Il fait donc de Pierre un Jeune Pionnier, en référence à l’organisation de jeunesse qui, de 1922 à 1991, tint lieu d’équivalent soviétique du scoutisme. Pierre échappe à la garde de son grand‑père et part chasser un loup, avec ses amis l’Oiseau, le Canard et le Chat. Le face-à-face avec le Loup menace de tourner au vinaigre. Un groupe de chasseurs part à la rescousse du jeune Pierre, mais lorsqu’ils le retrouvent, celui-ci a réussi à capturer le Loup. Pierre incarne donc les valeurs des Jeunes Pionniers (esprit d’initiative, bravoure et ingéniosité), tout en illustrant un autre poncif de la propagande soviétique : le triomphe de l’Homme sur la Nature (le Loup).
Toutefois, Pierre et le Loup ne peut se réduire à une œuvre de propagande. Les valeurs éducatives mises en avant par Prokofiev sont en effet partagées bien au‑delà de l’ex-Union soviétique, hier comme aujourd’hui. D’autre part, la musique de Prokofiev, ainsi que les mélodies associées à chacun des personnages ont largement contribué à la faire aimer par les oreilles les plus antibolchéviques.De fait,Pierre et le Loup compte parmi des œuvres classiques les plus jouées dans le monde. Enregistré à plus de 40 reprises, le conte musical de Prokofiev a également fait l’objet de nombreux livres illustrés et de dessins animés, à commencer par celui de Walt Disney, diffusé en 1946, l’année même où fut théorisée la notion de « Guerre Froide ».

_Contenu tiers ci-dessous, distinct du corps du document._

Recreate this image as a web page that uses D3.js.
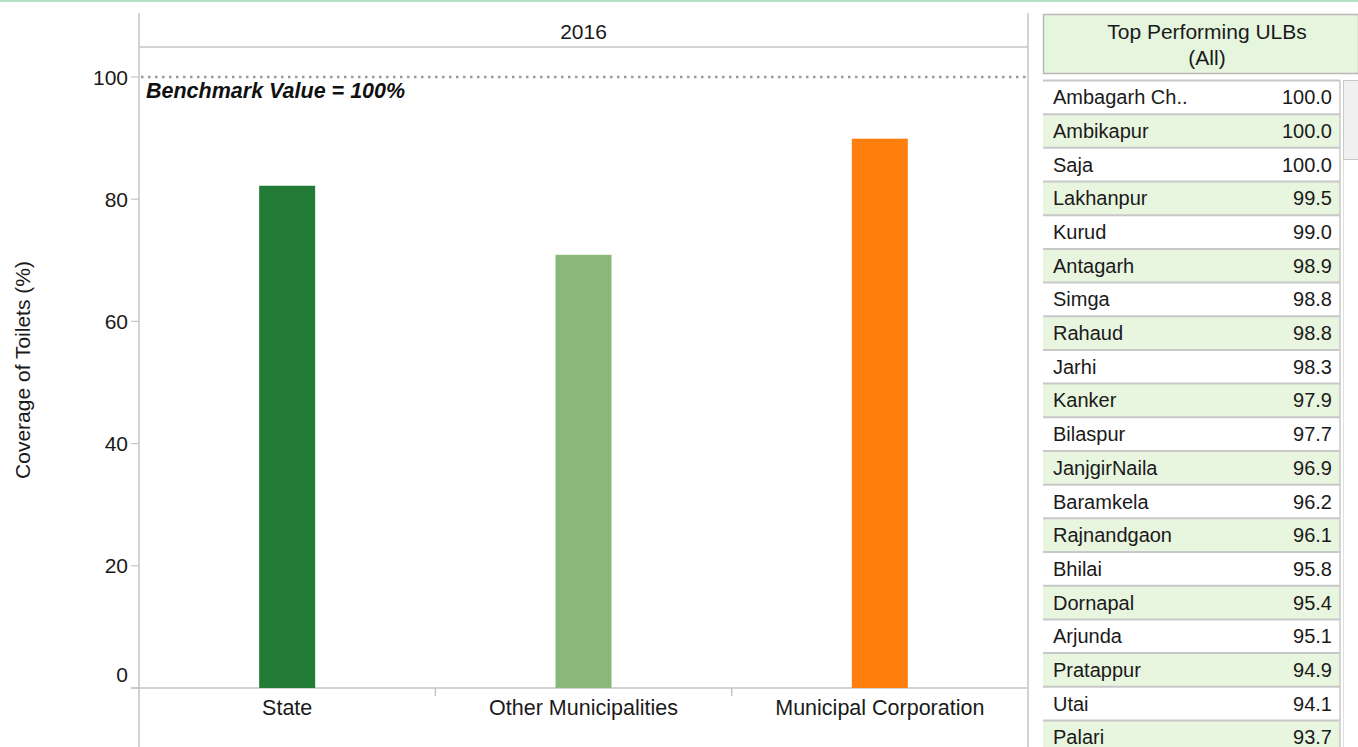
<!DOCTYPE html>
<html><head><meta charset="utf-8">
<script src="https://cdnjs.cloudflare.com/ajax/libs/d3/7.8.5/d3.min.js"></script>
<style>body{margin:0;background:#fff;font-family:Arial,"Liberation Sans",sans-serif;}</style>
</head><body><svg id="c" width="1358" height="747"></svg>
<script>
const categories = ["State", "Other Municipalities", "Municipal Corporation"];
const coverage = [82.2, 70.9, 89.9];
const barColors = ["#227b37", "#8ab77b", "#ff7f0e"];
const yTicks = [0, 20, 40, 60, 80, 100];
const benchmark = 100;
const yearLabel = "2016";
const ulbNames = ["Ambagarh Ch..", "Ambikapur", "Saja", "Lakhanpur", "Kurud", "Antagarh", "Simga", "Rahaud", "Jarhi", "Kanker", "Bilaspur", "JanjgirNaila", "Baramkela", "Rajnandgaon", "Bhilai", "Dornapal", "Arjunda", "Pratappur", "Utai", "Palari"];
const ulbValues = [100.0, 100.0, 100.0, 99.5, 99.0, 98.9, 98.8, 98.8, 98.3, 97.9, 97.7, 96.9, 96.2, 96.1, 95.8, 95.4, 95.1, 94.9, 94.1, 93.7];

(function(){
const svg = d3.select("#c");
const font = '"Liberation Sans",Arial,sans-serif';
const axisGrey = "#c4c4c4";
const txt = "#1a1a1a";

svg.append("rect").attr("x",0).attr("y",0).attr("width",1358).attr("height",2).attr("fill","#b5e3c4");

const pL = 139, pR = 1028, pT = 77, pB = 688;
const x = d3.scaleBand().domain(categories).range([pL, pR]);
const y = d3.scaleLinear().domain([0, 100]).range([pB, pT]);

[pL, pR].forEach(xx => svg.append("line").attr("x1",xx).attr("x2",xx).attr("y1",13).attr("y2",747).attr("stroke",axisGrey).attr("stroke-width",1.5));
svg.append("line").attr("x1",pL).attr("x2",pR).attr("y1",47).attr("y2",47).attr("stroke",axisGrey).attr("stroke-width",1.5);
svg.append("text").attr("x",(pL+pR)/2).attr("y",39).attr("text-anchor","middle").attr("font-family",font).attr("font-size",21).attr("fill",txt).text(yearLabel);

yTicks.forEach(t => {
  svg.append("line").attr("x1",131).attr("x2",pL).attr("y1",y(t)).attr("y2",y(t)).attr("stroke",axisGrey).attr("stroke-width",1.2);
  svg.append("text").attr("x",128).attr("y",t === 0 ? y(t)-6 : y(t)+7.5).attr("text-anchor","end").attr("font-family",font).attr("font-size",21).attr("fill",txt).text(t);
});
svg.append("text").attr("transform",`translate(30,370) rotate(-90)`).attr("text-anchor","middle").attr("font-family",font).attr("font-size",21).attr("fill",txt).text("Coverage of Toilets (%)");

svg.append("line").attr("x1",131).attr("x2",pR).attr("y1",pB).attr("y2",pB).attr("stroke",axisGrey).attr("stroke-width",1.5);
categories.slice(1).forEach(c => svg.append("line").attr("x1",x(c)).attr("x2",x(c)).attr("y1",pB).attr("y2",pB+8).attr("stroke",axisGrey).attr("stroke-width",1.5));
categories.forEach(c => svg.append("text").attr("x",x(c)+x.bandwidth()/2).attr("y",pB+27).attr("text-anchor","middle").attr("font-family",font).attr("font-size",21.5).attr("fill",txt).text(c));

const bw = 56;
svg.selectAll("rect.bar").data(categories).enter().append("rect").attr("class","bar")
  .attr("x",c => x(c)+x.bandwidth()/2-bw/2).attr("width",bw)
  .attr("y",(c,i)=>y(coverage[i])).attr("height",(c,i)=>y(0)-y(coverage[i]))
  .attr("fill",(c,i)=>barColors[i]);

svg.append("line").attr("x1",pL+2).attr("x2",pR).attr("y1",y(benchmark)).attr("y2",y(benchmark))
  .attr("stroke","#999").attr("stroke-width",2.5).attr("stroke-dasharray","2.5,4.5");
svg.append("text").attr("x",146).attr("y",y(benchmark)+21).attr("font-family",font).attr("font-size",21.5).attr("font-weight","bold").attr("font-style","italic").attr("fill","#111").text("Benchmark Value = 100%");

const tx0 = 1043, tx1 = 1340;
svg.append("rect").attr("x",tx0+0.5).attr("y",14.5).attr("width",1358-tx0).attr("height",59).attr("fill","#e6f5de").attr("stroke","#b8b8b8").attr("stroke-width",1.5);
svg.append("text").attr("x",1207).attr("y",39).attr("text-anchor","middle").attr("font-family",font).attr("font-size",21).attr("fill",txt).text("Top Performing ULBs");
svg.append("text").attr("x",1207).attr("y",65).attr("text-anchor","middle").attr("font-family",font).attr("font-size",21).attr("fill",txt).text("(All)");

const rowTop = 80.5, rowH = 33.68;
const ry = d3.scaleLinear().domain([0,1]).range([rowTop, rowTop+rowH]);
ulbNames.forEach((n,i) => {
  svg.append("rect").attr("x",tx0).attr("y",ry(i)).attr("width",tx1-tx0).attr("height",rowH).attr("fill", i%2 ? "#e8f5df" : "#ffffff");
  svg.append("line").attr("x1",tx0).attr("x2",tx1).attr("y1",ry(i)).attr("y2",ry(i)).attr("stroke","#c8c8c8").attr("stroke-width",2);
  svg.append("text").attr("x",1053).attr("y",ry(i)+rowH/2+7).attr("font-family",font).attr("font-size",20).attr("fill",txt).text(n);
  svg.append("text").attr("x",1332).attr("y",ry(i)+rowH/2+7).attr("text-anchor","end").attr("font-family",font).attr("font-size",20).attr("fill",txt).text(ulbValues[i].toFixed(1));
});
svg.append("line").attr("x1",tx1).attr("x2",tx1).attr("y1",rowTop).attr("y2",747).attr("stroke","#c8c8c8").attr("stroke-width",1.5);
svg.append("rect").attr("x",1343.5).attr("y",80.5).attr("width",16).attr("height",79).attr("fill","#f0f0f0").attr("stroke","#c8c8c8").attr("stroke-width",1);
svg.append("line").attr("x1",1343.5).attr("x2",1343.5).attr("y1",160).attr("y2",747).attr("stroke","#e0e0e0").attr("stroke-width",1);
})();
</script></body></html>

Commandé en 2012 par le festival Jazz à Vienne, l’arrangement de l’Amazing Keystone Big Band a ceci de singulier et de remarquable qu’il propose une véritable « traduction en jazz » de Pierre et le Loup, tout en en préservant la dimension pédagogique. Le Pierre et le Loup de Prokofiev présente de manière ludique les instruments de l’orchestre symphonique ; cette version jazz est quant à elle une véritable introduction au big band. Le thème de Pierre passe des cordes de l’orchestre symphonique aux instruments à cordes de la section rythmique du big band (piano, guitare, contrebasse) ; celui de l’Oiseau, de la flûte au tandem flûte traversière‑trompette en sourdine ; celui du Canard, du hautbois au saxophone soprano ; celui du Chat, de la clarinette au saxophone ténor ; celui du Grand‑Père, du basson au saxophone baryton ; celui du Loup des cors au tuba et aux trombones ; et celui des Chasseurs des timbales à la batterie.

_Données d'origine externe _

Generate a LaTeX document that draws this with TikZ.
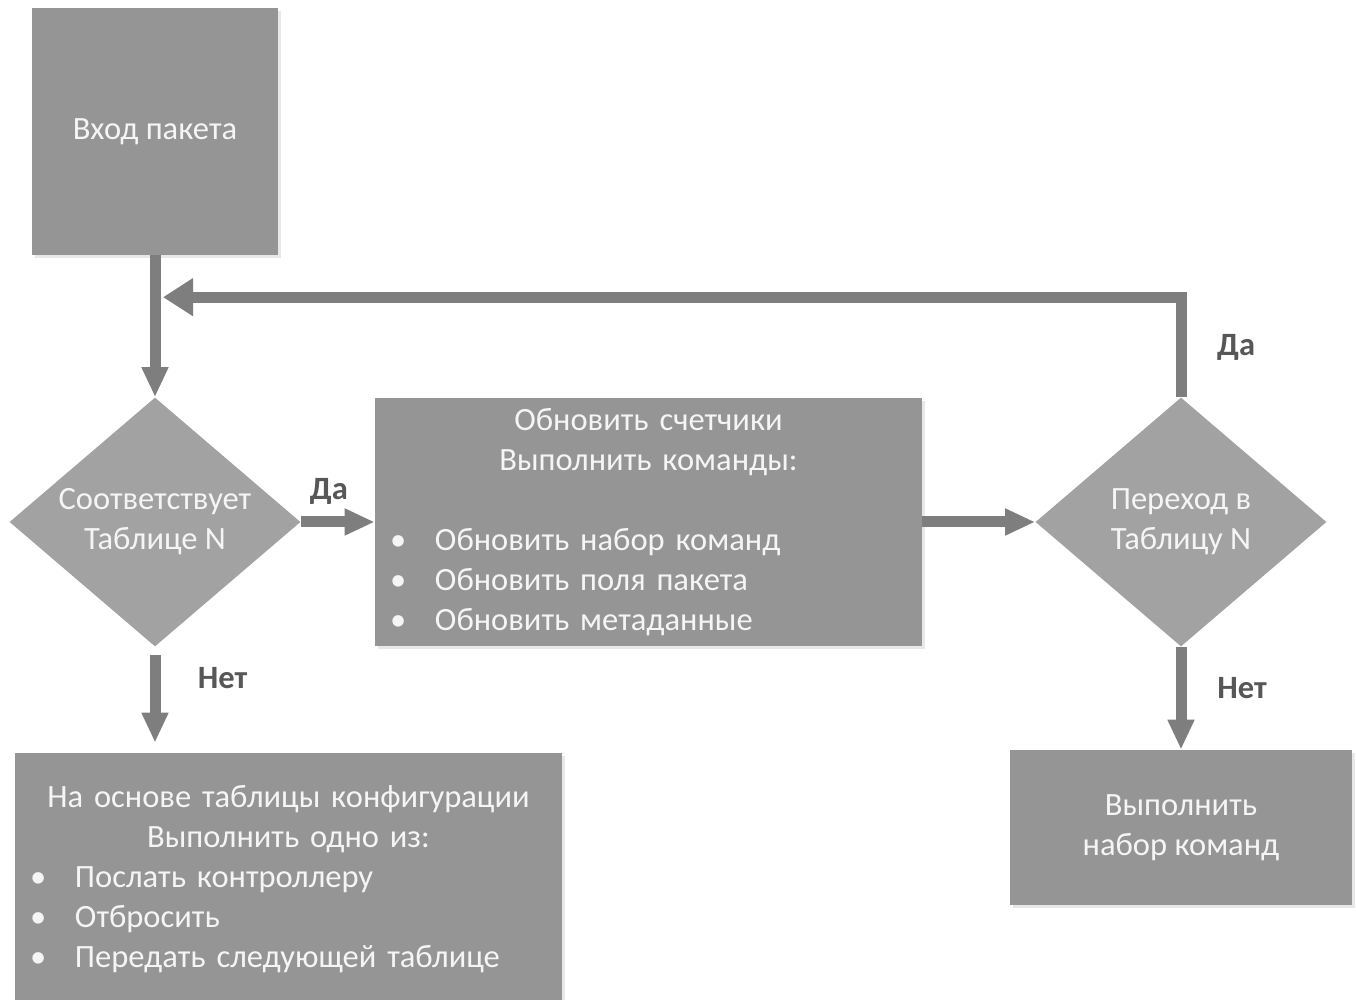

À cette adaptation instrumentale s’ajoute une transposition stylistique, également fidèle à la dimension pédagogique de Pierre et le Loup.En plus de présenter les instruments du big band, l’arrangement du conte permet de retracer les principales évolutions qui ont ponctué l’histoire du jazz. Le thème de Pierre sortant du jardin nous transporte à ses débuts, dans les années 1920, lorsque prédominait le style New Orleans et le jazz manouche. Le thème de l’Oiseau emprunte à la légèreté malicieuse du swing des années 1930. Celui du Canard, en forme de valse lente, évoque l’univers élégiaque et féérique développé par le pianiste Bill Evans dans les années 1950. Le Grand-Père ronchonne, quant à lui, dans un style marqué par le rythme shuffle délicieusement traînant du Rhythm and Blues des années 1950. La fureur et la folie du Loup sont représentatives d’une double évolution du jazz au début des années 1960, marquée par l’emprunt à des rythmiques rock, et par les improvisations dissonantes du free jazz. Le Chat nous transporte dans la décennie suivante, avec ses rythmes funky qu’Herbie Hancock fut l’un des premiers à importer dans le jazz. Quant au blues dégingandé des Chasseurs, il rappelle l’univers volontiers burlesque de deux autres grandes figures de cette musique : Thelonious Monk et Charles Mingus.
Tout en prolongeant une tradition centenaire consistant à « jazzer » des œuvres classiques (Grand Fantasia from Wagneriana de Paul Whiteman, 1928 ; Nutcracker Suite de Duke Ellington, 1960 ; ou encore All That Strauss du Vienna Art Orchestra, 2007), l’adaptation de Pierre et le Loup réalisée par l’Amazing Keystone Big Band nousenseigne que le jazz a accompli un virage postmoderne. Tout en demeurant une musique de création, il est aussi devenu une musique de répertoire. En plus de réjouir nos oreilles, Pierre et le Loup nous prodigue une dernière leçon : une œuvre d’art ne peut être réduite à la culture et à l’époque qui l’ont vu naître. Aussi marqué soit-il par le soviétisme des années 1930, le conte de Prokofiev a traversé les époques, les frontières géographiques et les barrières stylistiques.